Drives were underpowered for a few minutes, then errors started to pop up.
Since the corrupted files weren’t critical, I made back up and wiped /var/db/system/netdata/ and /var/db/system/core/.
Now the corrupted files became HDDs/.system/netdata-ae32c386e13840b2bf9c0083275e7941:<0xc> and HDDs/.system/cores:<0x12d>.
Then I’m just stuck. These errors just WON’T go away.
HDDs/.system doesn’t exist as far as shell’s concern, ls -a and cd reports nothing, same if I ssh in instead.
I have no idea how to access that…and I probably shouldn’t.
zpool clear HDDs sounded promising, but it does nothing except cleaning checksum errors.
I’ve done scrub, memtest, switched every cable, transfered the drives to another rig, even made a fresh OS install without porting the config, the corrupted files always persists.
================================================
One odd thing that I don’t know what to make out of:
2 out of 3 drives reports same amount of checksum errors, 1 reports none.
And yes, they all passed long SMART test, and it’s the same 2 drives no matter how many environment factors I altered.
Something is definately up with the data they’re storing.
Why is it 2? Why isn’t it 1 or all of them? This is the part I still have absolutely no clue.
🛠️ Recommended Steps to Resolve the Corruption
Since a fresh OS install didn't fix it (because the pool and data are separate from the OS drive), the corruption is truly within the ZFS pool data/metadata.
1. Try to Delete the Corrupted Datasets
The simplest and cleanest solution is to destroy the corrupted system datasets, as you've already backed up and don't care about the historical netdata/core dump files.

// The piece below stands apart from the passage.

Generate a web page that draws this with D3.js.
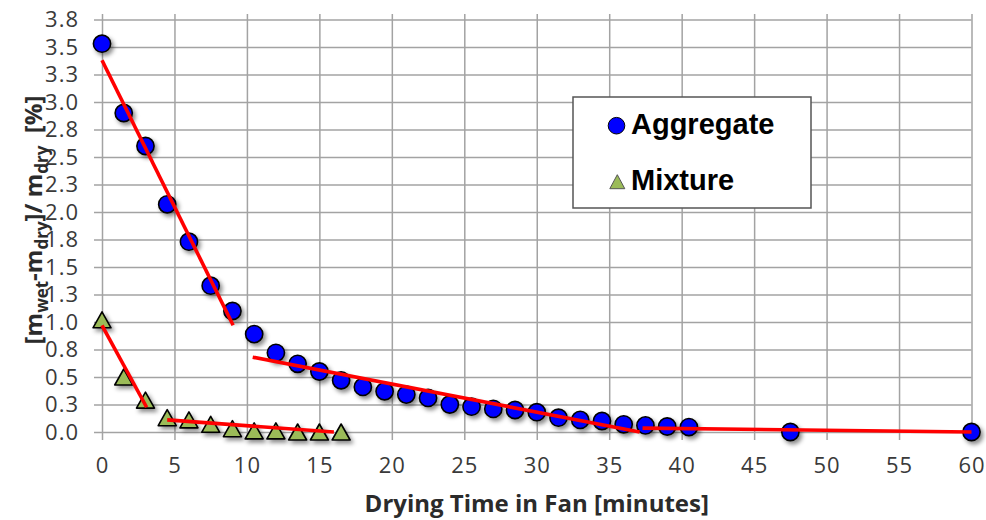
<!DOCTYPE html>
<html>
<head>
<meta charset="utf-8">
<script src="https://cdn.jsdelivr.net/npm/d3@7"></script>
<style>
  html, body { margin: 0; padding: 0; background: #fff; }
  svg { display: block; }
  .tick text { font-family: 'Open Sans', sans-serif; font-size: 22px; letter-spacing: 1px; }
</style>
</head>
<body>
<svg id="chart" width="986" height="520"></svg>
<script>
// Drying time (minutes) and moisture content (%) for each material
const aggregateTime = [0, 1.5, 3, 4.5, 6, 7.5, 9, 10.5, 12, 13.5, 15, 16.5, 18, 19.5, 21, 22.5,
  24, 25.5, 27, 28.5, 30, 31.5, 33, 34.5, 36, 37.5, 39, 40.5, 47.5, 60];
const aggregateMoisture = [3.53, 2.90, 2.60, 2.07, 1.73, 1.33, 1.10, 0.89, 0.72, 0.62, 0.55, 0.47,
  0.41, 0.37, 0.34, 0.31, 0.25, 0.23, 0.21, 0.20, 0.18, 0.13, 0.11, 0.10, 0.07, 0.06, 0.05, 0.045,
  0.0, 0.0];

const mixtureTime = [0, 1.5, 3, 4.5, 6, 7.5, 9, 10.5, 12, 13.5, 15, 16.5];
const mixtureMoisture = [1.02, 0.50, 0.29, 0.13, 0.11, 0.07, 0.03, 0.01, 0.01, 0.0, 0.0, 0.0];

// Piecewise linear trend segments: [startTime, startValue, endTime, endValue]
const aggregateTrends = [
  [0, 3.38, 9.05, 0.97],
  [10.4, 0.68, 37.1, 0.0],
  [37.3, 0.035, 60, 0.0]
];
const mixtureTrends = [
  [0, 0.97, 3.08, 0.225],
  [4.5, 0.11, 16, 0.0]
];

// Axis ticks
const xTickValues = [0, 5, 10, 15, 20, 25, 30, 35, 40, 45, 50, 55, 60];
const xTickLabels = ["0", "5", "10", "15", "20", "25", "30", "35", "40", "45", "50", "55", "60"];
const yTickValues = [0, 0.25, 0.5, 0.75, 1, 1.25, 1.5, 1.75, 2, 2.25, 2.5, 2.75, 3, 3.25, 3.5, 3.75];
const yTickLabels = ["0.0", "0.3", "0.5", "0.8", "1.0", "1.3", "1.5", "1.8", "2.0", "2.3", "2.5",
  "2.8", "3.0", "3.3", "3.5", "3.8"];

const seriesNames = ["Aggregate", "Mixture"];

// Layout
const plot = { left: 102, right: 971.5, top: 14, bottom: 432 };
const tickLen = 8;
const gridColor = "#a3a3a3";
const blue = "#0000ff";
const green = "#9bbb59";
const red = "#ff0000";
const textColor = "#2b2b2b";

const svg = d3.select("#chart");

const x = d3.scaleLinear().domain([0, 60]).range([plot.left, plot.right]);
const y = d3.scaleLinear().domain([0, 3.8]).range([plot.bottom, plot.top]);

// Drop shadow for data markers
const defs = svg.append("defs");
const shadow = defs.append("filter").attr("id", "markerShadow")
  .attr("x", "-50%").attr("y", "-50%").attr("width", "200%").attr("height", "200%");
shadow.append("feDropShadow")
  .attr("dx", 2.5).attr("dy", 3).attr("stdDeviation", 2)
  .attr("flood-color", "#000").attr("flood-opacity", 0.45);

const plotW = plot.right - plot.left;
const plotH = plot.bottom - plot.top;

function styleTicks(g) {
  g.attr("font-size", 22).attr("font-family", "'Open Sans', sans-serif");
  g.select(".domain").remove();
  g.selectAll(".tick line").attr("stroke", gridColor).attr("stroke-width", 1.5);
  g.selectAll(".tick text")
    .attr("fill", "#3a3a3a")
    .attr("font-size", 22);
}

// Horizontal grid lines with left tick marks and labels
const yAxis = d3.axisLeft(y)
  .tickValues(yTickValues)
  .tickFormat((d, i) => yTickLabels[i])
  .tickSize(plotW + tickLen)
  .tickPadding(15);

svg.append("g")
  .attr("transform", `translate(${plot.right},0)`)
  .call(yAxis)
  .call(styleTicks);

// Vertical grid lines with bottom tick marks and labels
const xAxis = d3.axisBottom(x)
  .tickValues(xTickValues)
  .tickFormat((d, i) => xTickLabels[i])
  .tickSize(plotH + tickLen)
  .tickPadding(17);

svg.append("g")
  .attr("transform", `translate(0,${plot.top})`)
  .call(xAxis)
  .call(styleTicks);

// Triangle marker centred on its bounding box
function trianglePath(w, h) {
  return `M0,${-h / 2}L${w / 2},${h / 2}L${-w / 2},${h / 2}Z`;
}

// Markers
const markers = svg.append("g").attr("filter", "url(#markerShadow)");

markers.selectAll("path.mixture")
  .data(d3.zip(mixtureTime, mixtureMoisture))
  .join("path")
  .attr("class", "mixture")
  .attr("transform", d => `translate(${x(d[0])},${y(d[1])})`)
  .attr("d", trianglePath(18, 16))
  .attr("fill", green)
  .attr("stroke", "#000")
  .attr("stroke-width", 1.6)
  .attr("stroke-linejoin", "round");

markers.selectAll("circle.aggregate")
  .data(d3.zip(aggregateTime, aggregateMoisture))
  .join("circle")
  .attr("class", "aggregate")
  .attr("cx", d => x(d[0]))
  .attr("cy", d => y(d[1]))
  .attr("r", 8.6)
  .attr("fill", blue)
  .attr("stroke", "#000")
  .attr("stroke-width", 1.6);

// Trend segments drawn over the markers
svg.append("g")
  .selectAll("line")
  .data(aggregateTrends.concat(mixtureTrends))
  .join("line")
  .attr("x1", d => x(d[0]))
  .attr("y1", d => y(d[1]))
  .attr("x2", d => x(d[2]))
  .attr("y2", d => y(d[3]))
  .attr("stroke", red)
  .attr("stroke-width", 3.6)
  .attr("stroke-linecap", "butt");

// Axis titles
svg.append("text")
  .attr("x", (plot.left + plot.right) / 2)
  .attr("y", 512)
  .attr("text-anchor", "middle")
  .attr("fill", textColor)
  .style("font-family", "'Open Sans', sans-serif")
  .style("font-size", "24px")
  .style("font-weight", "bold")
  .text("Drying Time in Fan [minutes]");

const yTitle = svg.append("text")
  .attr("transform", "translate(42,220) rotate(-90)")
  .attr("text-anchor", "middle")
  .attr("fill", textColor)
  .style("font-family", "'Open Sans', sans-serif")
  .style("font-size", "24px")
  .style("font-weight", "bold");
const titleParts = [
  ["[m", false], ["wet", true], ["-m", false], ["dry", true],
  ["]/ m", false], ["dry", true], ["\u00a0\u00a0[%]", false]
];
let shifted = false;
titleParts.forEach(([t, sub]) => {
  const dy = sub && !shifted ? 6 : (!sub && shifted ? -6 : 0);
  shifted = sub;
  yTitle.append("tspan")
    .attr("dy", dy || null)
    .style("font-size", sub ? "17px" : null)
    .text(t);
});

// Legend
const legend = svg.append("g");
legend.append("rect")
  .attr("x", 573).attr("y", 97)
  .attr("width", 238).attr("height", 111)
  .attr("fill", "#fff")
  .attr("stroke", "#555")
  .attr("stroke-width", 1.5);

legend.append("circle")
  .attr("cx", 616.5).attr("cy", 125.7).attr("r", 8.3)
  .attr("fill", blue).attr("stroke", "#000").attr("stroke-width", 1);
legend.append("path")
  .attr("transform", "translate(617.3,181.7)")
  .attr("d", trianglePath(15, 14))
  .attr("fill", green).attr("stroke", "#555").attr("stroke-width", 1);

legend.selectAll("text")
  .data(seriesNames)
  .join("text")
  .attr("x", 631)
  .attr("y", (d, i) => i === 0 ? 134 : 189.5)
  .attr("fill", "#000")
  .style("font-family", "'Liberation Sans', Arial, sans-serif")
  .style("font-size", "29px")
  .style("font-weight", "bold")
  .text(d => d);
</script>
</body>
</html>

First, identify the actual dataset name. Open the Shell in your TrueNAS GUI or via SSH:
List Datasets:
zfs list -r HDDs
Look for a line that resembles HDDs/.system or something similar, like HDDs/iocage or HDDs/jails if you use those. Note the exact name.
Destroy the Datasets (CAUTION): If the name is indeed HDDs/.system, destroy it. This will permanently delete ALL system data (RRD graphs, netdata, core dumps) for this TrueNAS installation.
zfs destroy -r HDDs/.system
(The -r flag is for recursive if it has children like HDDs/.system/netdata)
Wait for TrueNAS to Recreate: TrueNAS will automatically detect the missing .system dataset on the next reboot or shortly after and recreate it. This should clear the corruption references.
It’s super confident TrueNAS recreate ./system if it’s deleted…I’m not trusting that just yet.
Okay, so…after asking around in zfs community, the conclusion is just backup stuff and destroy .system, then just see what happens.
Since everything was backed up, I’m more confident to follow AI here…
So…basically, I switched to boot-pool then switched back, and errors are gone.
No idea if anything I’ve done before that matters.